CycleBEV: Regularizing View Transformation Networks via View Cycle Consistency for Bird's-Eye-View Semantic Segmentation
A new training framework improves BEV semantic segmentation by up to 4.86 mIoU without adding inference cost.
A research team from Korea University and Hyundai Motor Group has introduced CycleBEV, a novel regularization framework that significantly enhances the performance of Bird's-Eye-View (BEV) semantic segmentation models for autonomous vehicles. The core challenge in this domain is the ambiguous transformation of 2D camera images from a perspective view (PV) into a coherent 3D top-down map, a process plagued by depth uncertainty and occlusion. CycleBEV tackles this by applying a 'cycle consistency' principle, inspired by techniques in image-to-image translation, to regularize existing View Transformation (VT) networks during training. This approach forces the model to learn more accurate geometric and semantic relationships by ensuring a transformation from PV to BEV and back again yields consistent results.
The technical innovation lies in the auxiliary Inverse View Transformation (IVT) network, which is only active during training. This IVT network maps the generated BEV segmentation back to the original PV space, creating a closed loop. The framework then applies cycle consistency losses in both geometric and novel 'representation' spaces to better exploit the IVT's capacity. When tested on four representative VT models covering different paradigms using the large-scale nuScenes dataset, CycleBEV delivered consistent and substantial improvements. Most notably, it boosted vehicle detection performance by 4.86 mIoU and pedestrian detection by 3.74 mIoU, critical metrics for safe navigation, all while leaving the final, deployable model's architecture and inference speed unchanged.
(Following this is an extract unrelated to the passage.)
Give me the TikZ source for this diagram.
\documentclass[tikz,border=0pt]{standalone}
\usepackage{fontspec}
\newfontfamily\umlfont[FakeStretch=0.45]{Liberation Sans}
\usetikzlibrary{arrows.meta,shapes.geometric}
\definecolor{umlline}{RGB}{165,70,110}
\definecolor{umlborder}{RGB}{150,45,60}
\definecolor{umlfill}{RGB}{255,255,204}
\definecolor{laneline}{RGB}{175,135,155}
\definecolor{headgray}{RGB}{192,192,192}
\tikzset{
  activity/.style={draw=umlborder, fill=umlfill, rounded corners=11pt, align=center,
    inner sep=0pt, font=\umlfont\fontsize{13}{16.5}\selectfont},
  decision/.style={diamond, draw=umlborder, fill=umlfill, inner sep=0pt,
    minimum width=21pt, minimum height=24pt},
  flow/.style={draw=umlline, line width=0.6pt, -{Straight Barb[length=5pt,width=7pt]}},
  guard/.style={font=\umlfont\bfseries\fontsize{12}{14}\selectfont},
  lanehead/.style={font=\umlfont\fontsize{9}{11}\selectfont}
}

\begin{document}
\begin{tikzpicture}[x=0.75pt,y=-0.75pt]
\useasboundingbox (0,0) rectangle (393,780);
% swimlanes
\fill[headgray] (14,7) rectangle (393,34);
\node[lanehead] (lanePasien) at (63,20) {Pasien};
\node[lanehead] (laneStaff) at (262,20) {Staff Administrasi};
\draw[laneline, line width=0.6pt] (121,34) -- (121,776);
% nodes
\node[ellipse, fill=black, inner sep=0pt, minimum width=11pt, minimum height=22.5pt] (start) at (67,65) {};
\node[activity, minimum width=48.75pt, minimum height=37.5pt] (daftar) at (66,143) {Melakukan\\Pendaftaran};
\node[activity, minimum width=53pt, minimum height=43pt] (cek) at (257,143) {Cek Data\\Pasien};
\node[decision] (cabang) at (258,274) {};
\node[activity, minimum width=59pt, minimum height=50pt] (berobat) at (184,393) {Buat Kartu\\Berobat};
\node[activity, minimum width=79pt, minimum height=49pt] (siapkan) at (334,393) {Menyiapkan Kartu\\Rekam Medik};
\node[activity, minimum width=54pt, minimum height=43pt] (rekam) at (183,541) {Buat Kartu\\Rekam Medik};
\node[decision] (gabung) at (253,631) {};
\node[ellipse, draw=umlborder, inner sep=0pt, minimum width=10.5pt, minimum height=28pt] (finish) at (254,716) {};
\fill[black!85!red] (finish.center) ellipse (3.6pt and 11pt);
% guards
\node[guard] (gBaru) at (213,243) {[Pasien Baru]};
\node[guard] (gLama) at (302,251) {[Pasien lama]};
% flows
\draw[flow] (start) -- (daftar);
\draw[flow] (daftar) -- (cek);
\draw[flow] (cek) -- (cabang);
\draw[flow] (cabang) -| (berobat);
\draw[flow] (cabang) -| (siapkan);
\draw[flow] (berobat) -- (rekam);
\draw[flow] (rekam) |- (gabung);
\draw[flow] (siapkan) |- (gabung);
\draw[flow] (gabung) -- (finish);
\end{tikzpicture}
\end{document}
- Proposes a cycle consistency framework (CycleBEV) that regularizes BEV segmentation models using an auxiliary Inverse View Transformation (IVT) network only during training.
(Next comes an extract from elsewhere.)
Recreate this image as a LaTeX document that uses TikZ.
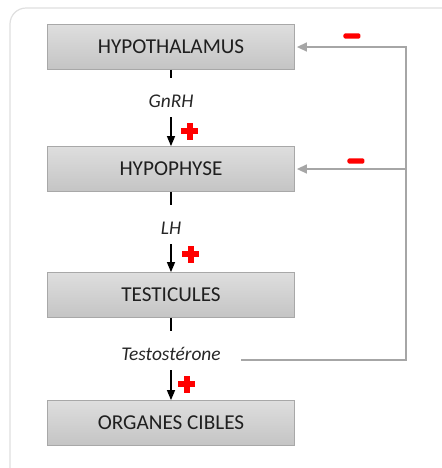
\documentclass[tikz,border=0pt]{standalone}
\usepackage{fontspec}
\setmainfont{Carlito}
\usetikzlibrary{arrows.meta}
\tikzset{
  organ/.style={draw=gray!68, top color=gray!26, bottom color=gray!46, minimum width=123.5pt,
    minimum height=22.5pt, inner sep=0pt, font=\fontsize{10.6}{12}\selectfont, text=black!88},
  hormone/.style={inner sep=0pt, text height=7pt, text depth=2pt, font=\fontsize{9.7}{11}\selectfont\itshape, text=black!85},
  secretion/.style={line width=.65pt, shorten >=7.5pt},
  stim/.style={line width=.65pt, shorten <=3pt, -{Triangle[length=5pt,width=4pt]}},
  feedback/.style={gray!70, line width=.75pt, -{Triangle[length=5pt,width=4.5pt]}, shorten >=1pt},
  redplus/.pic={\fill[red] (-8.5,-3) rectangle (8.5,3); \fill[red] (-3,-8.5) rectangle (3,8.5);},
  redminus/.pic={\fill[red, rounded corners=.8pt] (-8.5,-2.7) rectangle (8.5,2.7);}
}
\begin{document}
\begin{tikzpicture}[x=0.5pt,y=-0.5pt]
  \useasboundingbox (0,0) rectangle (442,468);
  \draw[gray!25, line width=.6pt, rounded corners=8pt] (10,490) -- (10,8) -- (470,8);
  % organes
  \node[organ] (hypoth) at (171,47) {HYPOTHALAMUS};
  \node[organ] (hypoph) at (171,169) {HYPOPHYSE};
  \node[organ] (testic) at (171,295) {TESTICULES};
  \node[organ] (cibles) at (171,423) {ORGANES CIBLES};
  % hormones
  \node[hormone] (gnrh) at (171,102) {GnRH};
  \node[hormone] (lh) at (171,229) {LH};
  \node[hormone] (testo) at (171,355) {Testostérone};
  \draw[secretion] (hypoth) -- (gnrh);
  \draw[stim] (gnrh) -- (hypoph);
  \draw[secretion] (hypoph) -- (lh);
  \draw[stim] (lh) -- (testic);
  \draw[secretion] (testic) -- (testo);
  \draw[stim] (testo) -- (cibles);
  \pic at (190,131) {redplus};
  \pic at (191,254) {redplus};
  \pic at (187,384) {redplus};
  % retrocontrole
  \coordinate (fbr) at (406,360);
  \draw[feedback, shorten <=10pt] (testo.base east) -- (fbr) |- (hypoth.east);
  \draw[feedback] (fbr |- hypoph.east) -- (hypoph.east);
  \pic at (352,36) {redminus};
  \pic at (356,161) {redminus};
\end{tikzpicture}
\end{document}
- Achieves significant performance gains on nuScenes: up to 4.86 mIoU for vehicles and 3.74 mIoU for pedestrians without increasing model complexity at inference time.
- Demonstrates consistent improvements across four different state-of-the-art View Transformation model paradigms, proving the method's general applicability.
Why It Matters
Enables more accurate and reliable environmental perception for self-driving cars, directly improving safety for dynamic objects like vehicles and pedestrians.